• Work instructions:
Skip all pictures, then copy the lines from the start of the data through the line with "import plotly.graph_objects as go", keeping both ends.

### Data segment ###

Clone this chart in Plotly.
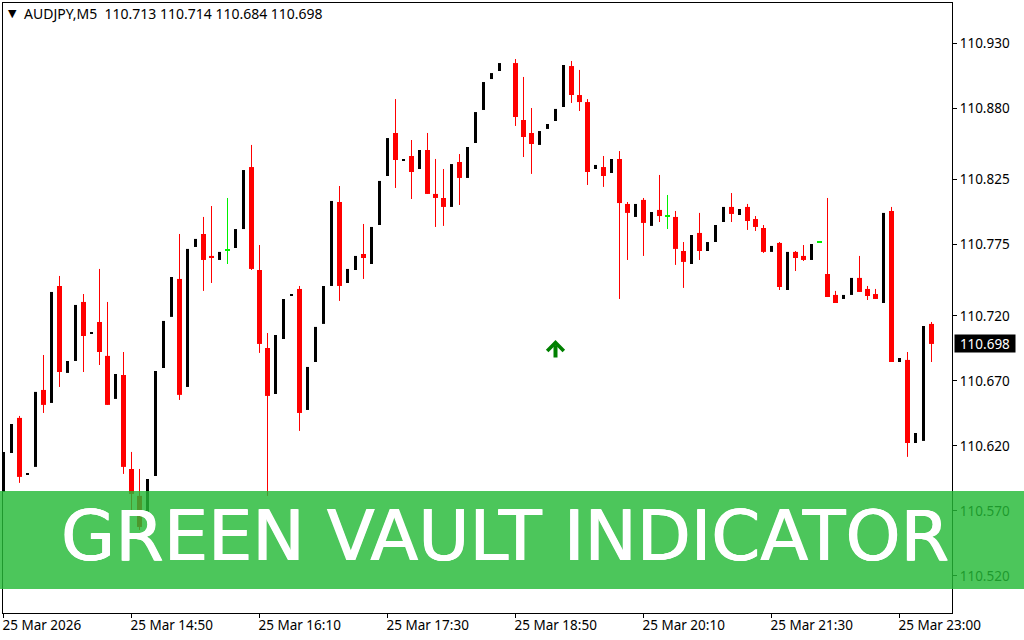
import plotly.graph_objects as go

# M5 candles, index 0 is 25 Mar 13:30. None = bar not drawn on the chart.
bar_open = [
    110.5846, 110.6146, 110.6416, 110.5977, 110.6039, 110.6631, 110.6531, 110.7431, 110.6762, 110.6854,
    110.7308, 110.7062, 110.7154, 110.6893, 110.6562, 110.6746, 110.6023, 110.5816, 110.5669, 110.5969,
    110.6800, 110.7193, 110.7485, 110.6654, 110.7731, 110.7831, 110.7662, 110.7631, 110.7708, 110.7723,
    110.7869, 110.8346, 110.7554, 110.6954, 110.6600, 110.7023, 110.7354, 110.7408, 110.6477, 110.6846,
    110.7139, 110.7431, 110.8077, 110.7454, 110.7554, 110.7677, 110.7600, 110.7900, 110.8277, 110.8608,
    110.8400, 110.8431, 110.8331, 110.8477, 110.8139, 110.8108, 110.8039, 110.8385, 110.8262, 110.8531,
    110.8785, 110.9023, 110.9085, None, 110.9146, 110.8708, 110.8608, 110.8516, 110.8639, 110.8700,
    110.8808, 110.9123, 110.8900, 110.8846, 110.8331, 110.8346, 110.8300, 110.8408, 110.8062, 110.7962,
    110.8093, 110.7893, 110.8016, 110.7969, 110.7962, 110.7700, 110.7600, 110.7839, 110.7700, 110.7769,
    110.7923, 110.8039, 110.7977, 110.8039, 110.7946, 110.7877, 110.7693, 110.7762, 110.7400, 110.7693,
    110.7662, 110.7631, 110.7769, 110.7523, 110.7362, 110.7331, 110.7362, 110.7493, 110.7408, 110.7369,
    110.7300, 110.8008, 110.6846, 110.6862, 110.6223, 110.6239, 110.7139,
]
bar_high = [
    110.6154, 110.6369, 110.6431, 110.5985, 110.6616, 110.6900, 110.7385, 110.7508, 110.6854, 110.7285,
    110.7369, 110.7077, 110.7562, 110.7308, 110.6754, 110.6923, 110.6154, 110.6023, 110.5946, 110.6777,
    110.7162, 110.7500, 110.7831, 110.7716, 110.7793, 110.7962, 110.8046, 110.7693, 110.8108, 110.7869,
    110.8323, 110.8516, 110.7746, 110.7069, 110.7054, 110.7331, 110.7362, 110.7431, 110.6808, 110.7116,
    110.7431, 110.8085, 110.8200, 110.7562, 110.7662, 110.7908, 110.7885, 110.8239, 110.8569, 110.8869,
    110.8408, 110.8554, 110.8477, 110.8608, 110.8408, 110.8331, 110.8369, 110.8446, 110.8500, 110.8769,
    110.9000, 110.9069, 110.9146, None, 110.9177, 110.9039, 110.8800, 110.8623, 110.8677, 110.8793,
    110.9131, 110.9162, 110.9093, 110.8869, 110.8362, 110.8431, 110.8408, 110.8469, 110.8077, 110.8062,
    110.8108, 110.8000, 110.8285, 110.8131, 110.8008, 110.7769, 110.7823, 110.7993, 110.7769, 110.7900,
    110.8039, 110.8146, 110.8023, 110.8062, 110.7969, 110.7900, 110.7739, 110.7769, 110.7693, 110.7700,
    110.7746, 110.7754, 110.7769, 110.8108, 110.7393, 110.7362, 110.7493, 110.7662, 110.7431, 110.7408,
    110.7993, 110.8039, 110.6877, 110.6923, 110.6300, 110.7123, 110.7154,
]
bar_low = [
    110.5846, 110.6146, 110.5916, 110.5977, 110.6039, 110.6454, 110.6531, 110.6654, 110.6762, 110.6854,
    110.6769, 110.7062, 110.6823, 110.6516, 110.6562, 110.5985, 110.5685, 110.5554, 110.5669, 110.5969,
    110.6800, 110.7193, 110.6554, 110.6654, 110.7731, 110.7393, 110.7454, 110.7631, 110.7600, 110.7723,
    110.7869, 110.7554, 110.6916, 110.5816, 110.6600, 110.7023, 110.7354, 110.6316, 110.6477, 110.6846,
    110.7139, 110.7431, 110.7316, 110.7454, 110.7554, 110.7485, 110.7600, 110.7900, 110.8277, 110.8185,
    110.8400, 110.8100, 110.8331, 110.8139, 110.7885, 110.7893, 110.8039, 110.8054, 110.8262, 110.8531,
    110.8785, 110.9023, 110.9085, None, 110.8662, 110.8423, 110.8293, 110.8516, 110.8639, 110.8700,
    110.8808, 110.8839, 110.8777, 110.8208, 110.8331, 110.8193, 110.8300, 110.7331, 110.7631, 110.7962,
    110.7662, 110.7893, 110.7923, 110.7869, 110.7593, 110.7416, 110.7600, 110.7631, 110.7700, 110.7769,
    110.7923, 110.7923, 110.7977, 110.7862, 110.7854, 110.7685, 110.7693, 110.7400, 110.7400, 110.7546,
    110.7623, 110.7631, 110.7769, 110.7346, 110.7300, 110.7331, 110.7362, 110.7385, 110.7323, 110.7331,
    110.7300, 110.6846, 110.6846, 110.6116, 110.6223, 110.6239, 110.6846,
]
bar_close = [
    110.6154, 110.6369, 110.5962, 110.5985, 110.6616, 110.6516, 110.7385, 110.6769, 110.6854, 110.7285,
    110.7046, 110.7077, 110.6923, 110.6516, 110.6754, 110.6039, 110.5831, 110.5577, 110.5946, 110.6777,
    110.7162, 110.7500, 110.6593, 110.7716, 110.7793, 110.7631, 110.7646, 110.7693, 110.7708, 110.7869,
    110.8323, 110.7562, 110.6985, 110.6585, 110.7054, 110.7331, 110.7362, 110.6454, 110.6808, 110.7116,
    110.7431, 110.8085, 110.7431, 110.7562, 110.7662, 110.7646, 110.7885, 110.8239, 110.8569, 110.8400,
    110.8408, 110.8308, 110.8477, 110.8139, 110.8108, 110.8039, 110.8369, 110.8262, 110.8500, 110.8769,
    110.9000, 110.9069, 110.9146, None, 110.8731, 110.8577, 110.8523, 110.8623, 110.8677, 110.8793,
    110.9131, 110.8900, 110.8846, 110.8308, 110.8362, 110.8277, 110.8408, 110.8069, 110.7993, 110.8062,
    110.7916, 110.8000, 110.7969, 110.7969, 110.7716, 110.7616, 110.7823, 110.7700, 110.7769, 110.7900,
    110.8039, 110.7985, 110.8023, 110.7931, 110.7885, 110.7693, 110.7739, 110.7423, 110.7693, 110.7646,
    110.7631, 110.7754, 110.7769, 110.7346, 110.7300, 110.7362, 110.7493, 110.7385, 110.7354, 110.7331,
    110.7993, 110.6846, 110.6877, 110.6223, 110.6300, 110.7123, 110.6985,
]

y_ticks = [110.930, 110.880, 110.825, 110.775, 110.720, 110.670, 110.620, 110.570, 110.520]
x_ticks = [0, 16, 32, 48, 64, 80, 96, 112]
x_labels = ["25 Mar 2026", "25 Mar 14:50", "25 Mar 16:10", "25 Mar 17:30",
            "25 Mar 18:50", "25 Mar 20:10", "25 Mar 21:30", "25 Mar 23:00"]
signal_bar = [69]
signal_price = [110.7015]
last_price = 110.698
header = "AUDJPY,M5  110.713 110.714 110.684 110.698"

TICK_FONT = "Noto Sans"
BAR_PX = 8  # one bar step on screen
DOJI = 0.0004  # half a pixel of price, so a flat bar still shows


def px_x(p):
    return (p - 3) / 949


def px_y(p):
    return (613 - p) / 610


def pick(kind):
    idx = []
    for i, o in enumerate(bar_open):
        if o is None:
            continue
        c = bar_close[i]
        k = "up" if c > o else "down" if c < o else "flat"
        if k == kind:
            idx.append(i)
    return idx


def bodies(idx, lo, hi, color, px):
    return go.Bar(
        x=idx,
        y=[h - l for l, h in zip(lo, hi)],
        base=lo,
        width=px / BAR_PX,
        marker=dict(color=color, line=dict(width=0)),
        hoverinfo="skip",
        showlegend=False,
    )


def wicks(idx, color):
    xs, ys = [], []
    for i in idx:
        xs += [i, i, None]
        ys += [bar_low[i], bar_high[i], None]
    return go.Scatter(x=xs, y=ys, mode="lines", line=dict(color=color, width=1),
                      hoverinfo="skip", showlegend=False)


fig = go.Figure()

# black bars show only a body, red and green ones have a wick too
up = pick("up")
down = pick("down")
flat = pick("flat")
fig.add_trace(bodies(up, [bar_open[i] for i in up], [bar_close[i] for i in up], "#000000", 3))
fig.add_trace(bodies(down, [bar_close[i] for i in down], [bar_open[i] for i in down], "#ff0000", 5))
fig.add_trace(bodies(flat, [bar_open[i] - DOJI for i in flat], [bar_open[i] + DOJI for i in flat], "#00f000", 5))
fig.add_trace(wicks(down, "#ff0000"))
fig.add_trace(wicks(flat, "#00f000"))

fig.update_layout(
    width=1024,
    height=640,
    barmode="overlay",
    margin=dict(l=3, r=72, t=3, b=27),
    paper_bgcolor="white",
    plot_bgcolor="white",
    font=dict(family=TICK_FONT, size=13.5, color="black"),
    xaxis=dict(
        range=[-0.0625, 118.5625],
        showgrid=False,
        zeroline=False,
        showline=True,
        mirror=True,
        linecolor="black",
        linewidth=1,
        ticks="outside",
        ticklen=4,
        tickcolor="black",
        tickvals=x_ticks,
        ticktext=x_labels,
        tickangle=0,
        ticklabelposition="outside right",
        ticklabelshift=-2,
        tickfont=dict(family=TICK_FONT, size=13.5),
    ),
    yaxis=dict(
        side="right",
        range=[110.4915, 110.9608],
        showgrid=False,
        zeroline=False,
        showline=True,
        mirror=True,
        linecolor="black",
        linewidth=1,
        ticks="outside",
        ticklen=4,
        tickcolor="black",
        tickvals=y_ticks,
        ticktext=[f"{v:.3f}" for v in y_ticks],
        tickfont=dict(family=TICK_FONT, size=13.5),
    ),
    shapes=[
        dict(type="rect", layer="above", xref="paper", yref="paper",
             x0=px_x(0), x1=px_x(1024), y0=px_y(589), y1=px_y(491),
             fillcolor="rgba(37,185,55,0.82)", line=dict(width=0)),
    ],
)

# buy signal arrow
fig.add_annotation(
    x=signal_bar[0], y=signal_price[0], ax=0, ay=19, text="",
    showarrow=True, arrowhead=4, arrowsize=0.8, arrowwidth=4, arrowcolor="#008000",
)
# last price box
fig.add_annotation(
    xref="paper", x=px_x(954), xanchor="left", yref="y", y=last_price, yshift=1,
    text=f"{last_price:.3f}", showarrow=False, bgcolor="black", width=58, height=15,
    borderpad=1, font=dict(family=TICK_FONT, size=13.5, color="white"),
)
# chart header
fig.add_annotation(
    xref="paper", yref="paper", x=px_x(6), y=px_y(14), xanchor="left", yanchor="middle",
    text="▼", showarrow=False, font=dict(family="DejaVu Sans", size=11, color="black"),
)
fig.add_annotation(
    xref="paper", yref="paper", x=px_x(22), y=px_y(14), xanchor="left", yanchor="middle",
    text=header, showarrow=False, font=dict(family=TICK_FONT, size=14, color="black"),
)
# banner title
fig.add_annotation(
    xref="paper", yref="paper", x=px_x(505), y=px_y(536), xanchor="center", yanchor="middle",
    text="GREEN VAULT INDICATOR", showarrow=False,
    font=dict(family="DejaVu Sans", size=70, color="white",
              shadow="0.6px 0 0 white, -0.6px 0 0 white"),
)

fig.write_html("out.html", config=dict(displayModeBar=False),
               post_script="document.body.style.margin='0';")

###

• Exercise output:
Clone this chart in Plotly.
import plotly.graph_objects as go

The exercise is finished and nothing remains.